Das Gericht stützt sich bei seinem Beschluss auf zwei Expertisen: ein psychiatrisches Gutachten von Elmar Habermeyer und eine Stellungnahme der Fachkommission des Ostschweizer Strafvollzugs­konkordats. Der Gutachter diagnostiziert beim Zuhälter eine dissoziale Persönlichkeits­störung mit psychopathischen Merkmalen. Er übernehme keine Verantwortung, zeichne sich durch einen Empathie­mangel aus, tendiere zu Bagatellisierung und Externalisierung. Aktuell, so Habermeyer, bestehe keine hohe Wahrscheinlichkeit dafür, dass sich der Mann in Freiheit wohlverhalten werde. Vielmehr sei damit zu rechnen, dass er seine früheren Aktivitäten im kriminellen Milieu wieder aufnehme, nicht zuletzt, um sich seinen Lebensunterhalt zu finanzieren.

Gleich pessimistisch fällt die Stellungnahme der Fach­kommission aus. Sie hält fest, dass der Rom früh mit dem Delinquieren begonnen habe, zusammen mit anderen Familien­mitgliedern, und dass die Kriminalität als ein eingeschliffenes Verhaltens­muster bezeichnet werden müsse. Gezweifelt wird allenthalben auch an der Reue und Einsicht des Verurteilten. Nur ein knappes Jahr lang hat er Zahlungen an die Opferhilfe geleistet – zwanzig Franken pro Monat – und diese dann wieder eingestellt.

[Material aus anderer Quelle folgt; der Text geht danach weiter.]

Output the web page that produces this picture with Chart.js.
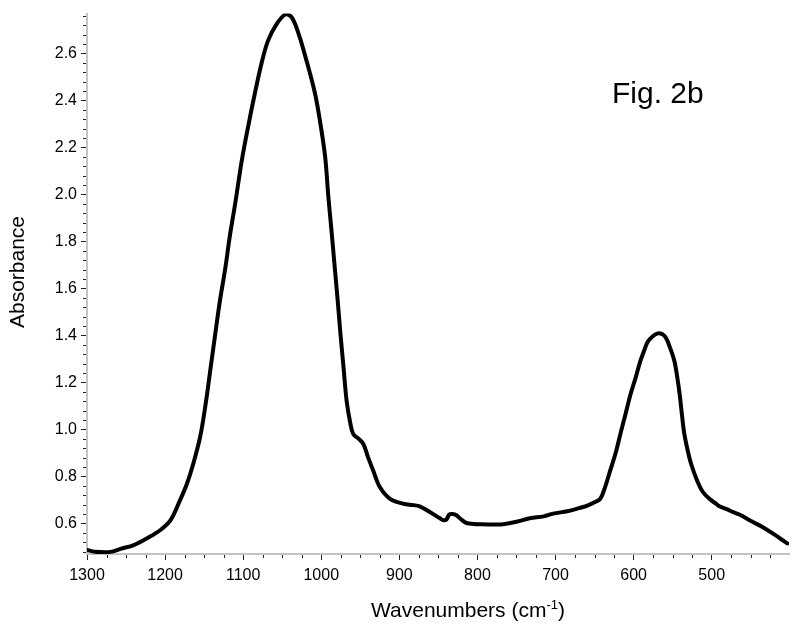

Der amtliche Verteidiger, Johannes Helbling, versucht vergebens, die beiden Expertisen zu entkräften. Er betont, dass nicht eine zeitnahe Entlassung zur Diskussion stehe, sondern die Auslieferung nach Ungarn, wo der Mann eine mehrjährige Freiheits­strafe abzusitzen habe. Es werde wohl noch zehn Jahre dauern, bis er tatsächlich in die Freiheit komme, dann sei er ein alter Mann und nicht mehr rückfallgefährdet. Es seien seinem Mandanten noch ein paar Lebensjahre im Kreise der Familie zu gönnen.

In der ersten Prozessrunde unterliegt der Verteidiger mit seinem Antrag. Doch er wird den Beschluss des Bezirksgerichts an die nächste Instanz, ans Obergericht, ziehen. Das letzte Wort ist also noch nicht gesprochen, die Ereignisse rund um den Sihlquai-Strich werden die Gerichte weiterhin beschäftigen. So schnell wird man diese Episode nicht ad acta legen können. Auch wenn am Sihlquai seit sechs Jahren nichts, aber rein gar nichts mehr an die damaligen Zeiten erinnert.